Incidents/20151216-ores
Appearance
(Redirected from Incident documentation/20151216-ores)
Summary
ORES stopped serving requests for 3 hours because Redis ran out of disk space and the Workers could no longer function.
Timeline
- 1130 UTC
- a report was made via IRC that ORES was returning 503 "server overloaded" errors.
- 1300 UTC
- this message was seen by Halfak, the workers were restarted and came back online briefly only to go back offline again
- 1325 UTC
- web proxy for ores.wmflabs.org was changed to direct traffic to the staging server (cpu usage went to 100%, but most requests were being served effectively)
- 1345 UTC
- workers and logs are observed. Workers appear to come back online and the crash with an error:
redis.exceptions.ResponseError: MISCONF Errors writing to the AOF file: No space left on device
- 1350 UTC
- Halfak calls Yuvipanda for help.
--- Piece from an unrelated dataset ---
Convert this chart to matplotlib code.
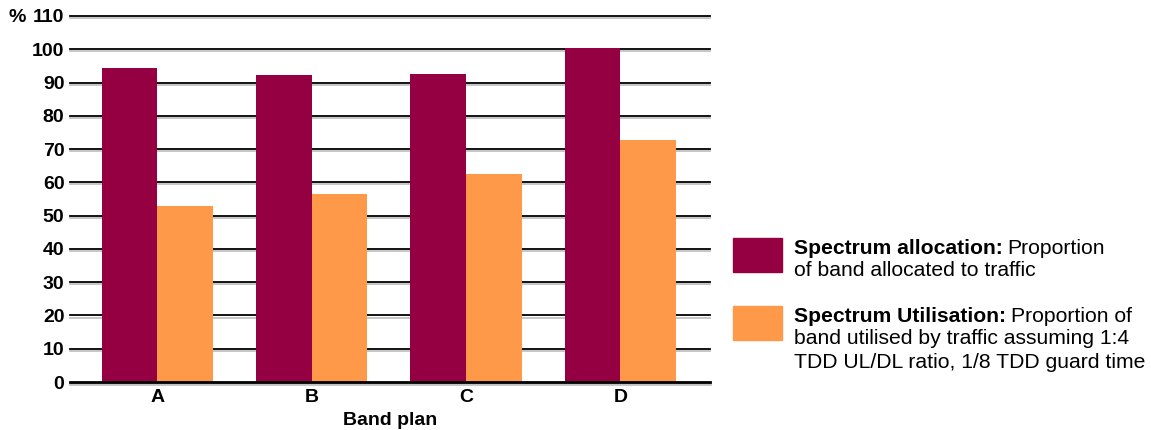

Steps taken:
- hand hack redis config file to turn off AOF
- physically move the files out of /srv/redis
- restart redis
- 1410 UTC
- web proxy for ores.wmflabs.org was changed to direct traffic back to the prod cluster.
precached
turned back on - 1430 UTC
- Victory declared. Yuvipanda goes back to sleep and Halfak continues monitoring
Conclusions
- Our monitoring does not catch when the webservers are up but the workers are down. We need to implement monitoring for the worker nodes.
- Our LRU policy for redis did not account for the additional disk space that would be required when using the AOF (append) persistence strategy. Switch to using RDB (snapshots)
Actionables
- Phab:T121658 -- Switch from AOF to RDB persistence strategy for ORES redis
- Phab:T121656 -- Add monitoring to ORES workers